■ **Aim**
Restate the complete material exactly.

## Start Excerpted data

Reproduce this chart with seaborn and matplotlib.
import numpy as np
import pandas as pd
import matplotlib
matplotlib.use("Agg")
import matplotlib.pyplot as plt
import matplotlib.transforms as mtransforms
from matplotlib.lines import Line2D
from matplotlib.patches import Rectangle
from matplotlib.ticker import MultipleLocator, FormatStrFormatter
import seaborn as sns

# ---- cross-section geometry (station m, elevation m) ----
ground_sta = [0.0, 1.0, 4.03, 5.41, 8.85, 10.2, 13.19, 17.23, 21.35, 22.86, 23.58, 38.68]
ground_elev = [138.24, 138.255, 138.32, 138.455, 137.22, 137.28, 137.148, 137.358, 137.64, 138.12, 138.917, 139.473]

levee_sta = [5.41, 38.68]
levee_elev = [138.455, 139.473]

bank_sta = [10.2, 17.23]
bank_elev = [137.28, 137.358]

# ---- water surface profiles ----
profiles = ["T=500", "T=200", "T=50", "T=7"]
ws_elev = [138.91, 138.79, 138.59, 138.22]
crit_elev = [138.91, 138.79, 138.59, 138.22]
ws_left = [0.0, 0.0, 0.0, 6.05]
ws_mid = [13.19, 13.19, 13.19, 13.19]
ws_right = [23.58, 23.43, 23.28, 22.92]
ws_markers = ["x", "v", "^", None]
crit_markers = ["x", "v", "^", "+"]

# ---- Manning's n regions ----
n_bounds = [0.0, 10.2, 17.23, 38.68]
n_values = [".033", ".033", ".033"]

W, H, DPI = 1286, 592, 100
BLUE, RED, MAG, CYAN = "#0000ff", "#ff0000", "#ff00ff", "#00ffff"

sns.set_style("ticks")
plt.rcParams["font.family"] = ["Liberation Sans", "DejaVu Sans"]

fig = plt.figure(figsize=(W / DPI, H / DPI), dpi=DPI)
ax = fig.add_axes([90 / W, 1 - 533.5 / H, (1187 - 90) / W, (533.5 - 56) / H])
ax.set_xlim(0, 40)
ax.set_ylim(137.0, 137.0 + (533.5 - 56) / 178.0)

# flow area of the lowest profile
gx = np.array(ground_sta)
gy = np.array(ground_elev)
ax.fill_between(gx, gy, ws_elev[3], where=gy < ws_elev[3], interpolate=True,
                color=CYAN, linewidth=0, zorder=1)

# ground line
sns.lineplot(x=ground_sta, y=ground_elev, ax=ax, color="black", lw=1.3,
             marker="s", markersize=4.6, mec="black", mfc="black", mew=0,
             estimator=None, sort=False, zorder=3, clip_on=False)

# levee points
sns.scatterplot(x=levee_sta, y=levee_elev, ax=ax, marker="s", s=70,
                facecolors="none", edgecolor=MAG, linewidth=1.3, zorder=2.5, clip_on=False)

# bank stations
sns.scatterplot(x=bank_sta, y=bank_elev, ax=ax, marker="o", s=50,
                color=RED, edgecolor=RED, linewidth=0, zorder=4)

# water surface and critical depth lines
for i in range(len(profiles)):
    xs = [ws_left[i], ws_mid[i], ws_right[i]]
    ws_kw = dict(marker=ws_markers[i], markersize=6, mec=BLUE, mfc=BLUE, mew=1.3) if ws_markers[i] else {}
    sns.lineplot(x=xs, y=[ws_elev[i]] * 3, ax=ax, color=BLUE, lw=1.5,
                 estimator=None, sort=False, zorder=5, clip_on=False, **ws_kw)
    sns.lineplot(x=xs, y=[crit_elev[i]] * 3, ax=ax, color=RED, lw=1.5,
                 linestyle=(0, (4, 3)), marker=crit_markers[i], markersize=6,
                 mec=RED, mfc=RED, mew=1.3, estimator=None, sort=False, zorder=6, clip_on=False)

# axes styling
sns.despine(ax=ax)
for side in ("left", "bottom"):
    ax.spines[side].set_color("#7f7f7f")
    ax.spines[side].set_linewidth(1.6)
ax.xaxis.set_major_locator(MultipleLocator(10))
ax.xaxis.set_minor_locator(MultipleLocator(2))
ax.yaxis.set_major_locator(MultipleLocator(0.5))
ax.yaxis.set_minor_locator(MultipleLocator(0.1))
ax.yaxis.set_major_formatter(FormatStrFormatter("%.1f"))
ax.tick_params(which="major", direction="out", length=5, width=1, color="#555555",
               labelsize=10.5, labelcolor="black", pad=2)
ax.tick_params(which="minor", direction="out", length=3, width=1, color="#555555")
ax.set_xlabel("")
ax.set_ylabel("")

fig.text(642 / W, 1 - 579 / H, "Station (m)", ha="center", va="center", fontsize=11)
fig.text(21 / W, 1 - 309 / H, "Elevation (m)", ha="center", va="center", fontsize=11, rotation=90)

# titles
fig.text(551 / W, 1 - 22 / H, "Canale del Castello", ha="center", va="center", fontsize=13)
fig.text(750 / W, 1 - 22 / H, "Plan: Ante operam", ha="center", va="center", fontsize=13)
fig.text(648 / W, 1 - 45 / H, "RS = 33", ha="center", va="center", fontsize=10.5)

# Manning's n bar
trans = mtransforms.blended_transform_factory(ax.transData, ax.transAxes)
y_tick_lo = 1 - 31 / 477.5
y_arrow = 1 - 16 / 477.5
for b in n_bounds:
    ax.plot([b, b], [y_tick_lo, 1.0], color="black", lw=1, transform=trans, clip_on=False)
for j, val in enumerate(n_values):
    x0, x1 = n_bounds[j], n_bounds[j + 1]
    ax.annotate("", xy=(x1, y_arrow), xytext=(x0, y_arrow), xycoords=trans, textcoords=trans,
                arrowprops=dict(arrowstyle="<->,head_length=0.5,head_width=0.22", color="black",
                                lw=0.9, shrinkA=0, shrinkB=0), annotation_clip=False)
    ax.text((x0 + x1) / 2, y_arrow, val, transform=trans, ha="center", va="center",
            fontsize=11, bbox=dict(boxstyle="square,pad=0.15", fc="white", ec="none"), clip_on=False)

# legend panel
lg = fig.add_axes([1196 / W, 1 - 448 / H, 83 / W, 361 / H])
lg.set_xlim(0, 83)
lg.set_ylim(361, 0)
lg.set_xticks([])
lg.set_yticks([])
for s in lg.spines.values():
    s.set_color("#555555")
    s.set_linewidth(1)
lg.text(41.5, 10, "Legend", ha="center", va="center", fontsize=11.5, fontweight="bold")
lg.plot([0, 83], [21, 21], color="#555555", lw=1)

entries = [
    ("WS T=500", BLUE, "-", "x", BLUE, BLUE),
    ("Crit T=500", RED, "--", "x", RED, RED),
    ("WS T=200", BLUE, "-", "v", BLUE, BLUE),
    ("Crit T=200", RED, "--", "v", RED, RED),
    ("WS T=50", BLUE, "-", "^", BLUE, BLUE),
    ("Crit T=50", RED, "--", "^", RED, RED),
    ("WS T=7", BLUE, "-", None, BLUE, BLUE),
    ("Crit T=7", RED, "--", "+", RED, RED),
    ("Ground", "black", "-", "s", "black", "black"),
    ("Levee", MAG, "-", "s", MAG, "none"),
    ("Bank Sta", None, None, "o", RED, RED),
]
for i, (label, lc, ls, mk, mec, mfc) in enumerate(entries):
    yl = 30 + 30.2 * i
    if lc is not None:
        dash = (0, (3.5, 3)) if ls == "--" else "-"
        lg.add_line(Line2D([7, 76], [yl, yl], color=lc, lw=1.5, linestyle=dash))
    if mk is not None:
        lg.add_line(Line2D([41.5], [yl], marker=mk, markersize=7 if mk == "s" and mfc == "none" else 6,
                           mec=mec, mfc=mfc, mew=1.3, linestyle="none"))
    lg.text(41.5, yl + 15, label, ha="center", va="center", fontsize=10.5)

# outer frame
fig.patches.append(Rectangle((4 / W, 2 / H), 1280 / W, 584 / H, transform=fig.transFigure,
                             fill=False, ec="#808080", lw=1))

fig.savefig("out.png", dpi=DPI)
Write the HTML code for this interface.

## End Excerpted data

■ **Result of this exercise**
Reproduce this chart with seaborn and matplotlib.
import numpy as np
import pandas as pd
import matplotlib
matplotlib.use("Agg")
import matplotlib.pyplot as plt
import matplotlib.transforms as mtransforms
from matplotlib.lines import Line2D
from matplotlib.patches import Rectangle
from matplotlib.ticker import MultipleLocator, FormatStrFormatter
import seaborn as sns

# ---- cross-section geometry (station m, elevation m) ----
ground_sta = [0.0, 1.0, 4.03, 5.41, 8.85, 10.2, 13.19, 17.23, 21.35, 22.86, 23.58, 38.68]
ground_elev = [138.24, 138.255, 138.32, 138.455, 137.22, 137.28, 137.148, 137.358, 137.64, 138.12, 138.917, 139.473]

levee_sta = [5.41, 38.68]
levee_elev = [138.455, 139.473]

bank_sta = [10.2, 17.23]
bank_elev = [137.28, 137.358]

# ---- water surface profiles ----
profiles = ["T=500", "T=200", "T=50", "T=7"]
ws_elev = [138.91, 138.79, 138.59, 138.22]
crit_elev = [138.91, 138.79, 138.59, 138.22]
ws_left = [0.0, 0.0, 0.0, 6.05]
ws_mid = [13.19, 13.19, 13.19, 13.19]
ws_right = [23.58, 23.43, 23.28, 22.92]
ws_markers = ["x", "v", "^", None]
crit_markers = ["x", "v", "^", "+"]

# ---- Manning's n regions ----
n_bounds = [0.0, 10.2, 17.23, 38.68]
n_values = [".033", ".033", ".033"]

W, H, DPI = 1286, 592, 100
BLUE, RED, MAG, CYAN = "#0000ff", "#ff0000", "#ff00ff", "#00ffff"

sns.set_style("ticks")
plt.rcParams["font.family"] = ["Liberation Sans", "DejaVu Sans"]

fig = plt.figure(figsize=(W / DPI, H / DPI), dpi=DPI)
ax = fig.add_axes([90 / W, 1 - 533.5 / H, (1187 - 90) / W, (533.5 - 56) / H])
ax.set_xlim(0, 40)
ax.set_ylim(137.0, 137.0 + (533.5 - 56) / 178.0)

# flow area of the lowest profile
gx = np.array(ground_sta)
gy = np.array(ground_elev)
ax.fill_between(gx, gy, ws_elev[3], where=gy < ws_elev[3], interpolate=True,
                color=CYAN, linewidth=0, zorder=1)

# ground line
sns.lineplot(x=ground_sta, y=ground_elev, ax=ax, color="black", lw=1.3,
             marker="s", markersize=4.6, mec="black", mfc="black", mew=0,
             estimator=None, sort=False, zorder=3, clip_on=False)

# levee points
sns.scatterplot(x=levee_sta, y=levee_elev, ax=ax, marker="s", s=70,
                facecolors="none", edgecolor=MAG, linewidth=1.3, zorder=2.5, clip_on=False)

# bank stations
sns.scatterplot(x=bank_sta, y=bank_elev, ax=ax, marker="o", s=50,
                color=RED, edgecolor=RED, linewidth=0, zorder=4)

# water surface and critical depth lines
for i in range(len(profiles)):
    xs = [ws_left[i], ws_mid[i], ws_right[i]]
    ws_kw = dict(marker=ws_markers[i], markersize=6, mec=BLUE, mfc=BLUE, mew=1.3) if ws_markers[i] else {}
    sns.lineplot(x=xs, y=[ws_elev[i]] * 3, ax=ax, color=BLUE, lw=1.5,
                 estimator=None, sort=False, zorder=5, clip_on=False, **ws_kw)
    sns.lineplot(x=xs, y=[crit_elev[i]] * 3, ax=ax, color=RED, lw=1.5,
                 linestyle=(0, (4, 3)), marker=crit_markers[i], markersize=6,
                 mec=RED, mfc=RED, mew=1.3, estimator=None, sort=False, zorder=6, clip_on=False)

# axes styling
sns.despine(ax=ax)
for side in ("left", "bottom"):
    ax.spines[side].set_color("#7f7f7f")
    ax.spines[side].set_linewidth(1.6)
ax.xaxis.set_major_locator(MultipleLocator(10))
ax.xaxis.set_minor_locator(MultipleLocator(2))
ax.yaxis.set_major_locator(MultipleLocator(0.5))
ax.yaxis.set_minor_locator(MultipleLocator(0.1))
ax.yaxis.set_major_formatter(FormatStrFormatter("%.1f"))
ax.tick_params(which="major", direction="out", length=5, width=1, color="#555555",
               labelsize=10.5, labelcolor="black", pad=2)
ax.tick_params(which="minor", direction="out", length=3, width=1, color="#555555")
ax.set_xlabel("")
ax.set_ylabel("")

fig.text(642 / W, 1 - 579 / H, "Station (m)", ha="center", va="center", fontsize=11)
fig.text(21 / W, 1 - 309 / H, "Elevation (m)", ha="center", va="center", fontsize=11, rotation=90)

# titles
fig.text(551 / W, 1 - 22 / H, "Canale del Castello", ha="center", va="center", fontsize=13)
fig.text(750 / W, 1 - 22 / H, "Plan: Ante operam", ha="center", va="center", fontsize=13)
fig.text(648 / W, 1 - 45 / H, "RS = 33", ha="center", va="center", fontsize=10.5)

# Manning's n bar
trans = mtransforms.blended_transform_factory(ax.transData, ax.transAxes)
y_tick_lo = 1 - 31 / 477.5
y_arrow = 1 - 16 / 477.5
for b in n_bounds:
    ax.plot([b, b], [y_tick_lo, 1.0], color="black", lw=1, transform=trans, clip_on=False)
for j, val in enumerate(n_values):
    x0, x1 = n_bounds[j], n_bounds[j + 1]
    ax.annotate("", xy=(x1, y_arrow), xytext=(x0, y_arrow), xycoords=trans, textcoords=trans,
                arrowprops=dict(arrowstyle="<->,head_length=0.5,head_width=0.22", color="black",
                                lw=0.9, shrinkA=0, shrinkB=0), annotation_clip=False)
    ax.text((x0 + x1) / 2, y_arrow, val, transform=trans, ha="center", va="center",
            fontsize=11, bbox=dict(boxstyle="square,pad=0.15", fc="white", ec="none"), clip_on=False)

# legend panel
lg = fig.add_axes([1196 / W, 1 - 448 / H, 83 / W, 361 / H])
lg.set_xlim(0, 83)
lg.set_ylim(361, 0)
lg.set_xticks([])
lg.set_yticks([])
for s in lg.spines.values():
    s.set_color("#555555")
    s.set_linewidth(1)
lg.text(41.5, 10, "Legend", ha="center", va="center", fontsize=11.5, fontweight="bold")
lg.plot([0, 83], [21, 21], color="#555555", lw=1)

entries = [
    ("WS T=500", BLUE, "-", "x", BLUE, BLUE),
    ("Crit T=500", RED, "--", "x", RED, RED),
    ("WS T=200", BLUE, "-", "v", BLUE, BLUE),
    ("Crit T=200", RED, "--", "v", RED, RED),
    ("WS T=50", BLUE, "-", "^", BLUE, BLUE),
    ("Crit T=50", RED, "--", "^", RED, RED),
    ("WS T=7", BLUE, "-", None, BLUE, BLUE),
    ("Crit T=7", RED, "--", "+", RED, RED),
    ("Ground", "black", "-", "s", "black", "black"),
    ("Levee", MAG, "-", "s", MAG, "none"),
    ("Bank Sta", None, None, "o", RED, RED),
]
for i, (label, lc, ls, mk, mec, mfc) in enumerate(entries):
    yl = 30 + 30.2 * i
    if lc is not None:
        dash = (0, (3.5, 3)) if ls == "--" else "-"
        lg.add_line(Line2D([7, 76], [yl, yl], color=lc, lw=1.5, linestyle=dash))
    if mk is not None:
        lg.add_line(Line2D([41.5], [yl], marker=mk, markersize=7 if mk == "s" and mfc == "none" else 6,
                           mec=mec, mfc=mfc, mew=1.3, linestyle="none"))
    lg.text(41.5, yl + 15, label, ha="center", va="center", fontsize=10.5)

# outer frame
fig.patches.append(Rectangle((4 / W, 2 / H), 1280 / W, 584 / H, transform=fig.transFigure,
                             fill=False, ec="#808080", lw=1))

fig.savefig("out.png", dpi=DPI)
Write the HTML code for this interface.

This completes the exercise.